Uma das possibilidades de desvendar o mistério pode ser através dos jornais, instrumento onde as relações sociais ficam documentadas. A mídia impressa local, principalmente a produzida "em" e "para" pequenas comunidades, transforma-se em palco, e, ao mesmo tempo, em agente dos acontecimentos. Em suas páginas ficam estampados os fatos que se sucedem no cotidiano. Seus textos, à medida que reproduzem o que se passa, reforçam ou alteram valores presentes no grupo.

Por esse motivo, o trabalho investigativo está sendo dirigido para a análise dos textos presentes na mídia impressa local, ou seja, os principais e mais antigos jornais de Uruguaiana - O Jornal de Uruguaiana - e de Santana do Livramento - A Platéia. Elementos como fonte, editor e público receptor serão considerados no intuito de entender a comunicação como um processo que tem seu ponto de partida, seu meio de transmissão e seu ponto de chegada. Entretanto, é importante ressaltar que este circuito não é fechado, as trocas são constantes, o processo é contínuo e existe a preocupação em contextualizar a análise, pois os elementos destacados para a interpretação estão incrustados em um ambiente complexo.
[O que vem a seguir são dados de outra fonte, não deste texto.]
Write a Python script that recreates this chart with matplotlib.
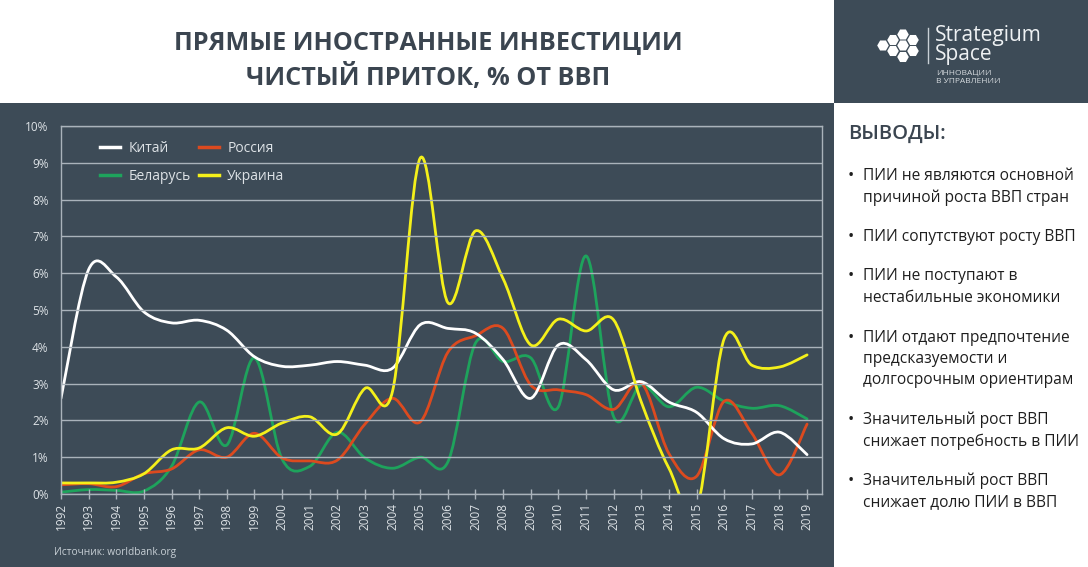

Acredita-se que os resultados alcançados pelo estudo poderão contribuir com iniciativas que vislumbrem quebra de fronteiras e estimulem proposições dirigidas para além dos acordos econômicos e das questões que envolvem apenas o mercado. A presença da fronteira e de todas as relações que provoca, se percebida e compreendida como peculiar, pode tornar-se referência no sentido de levar a uma concepção correta do que venha a ser um verdadeiro processo integracionista, apontando para o enriquecimento do homem, vendo-o como ponto principal e não apenas como mera peça de uma engrenagem. A proposta visa avaliar fatos e ações - passando pela cultura, pelos meios de comunicação e pela ideologia - que derrubam barreiras e constróem passagens, como as fronteiriças.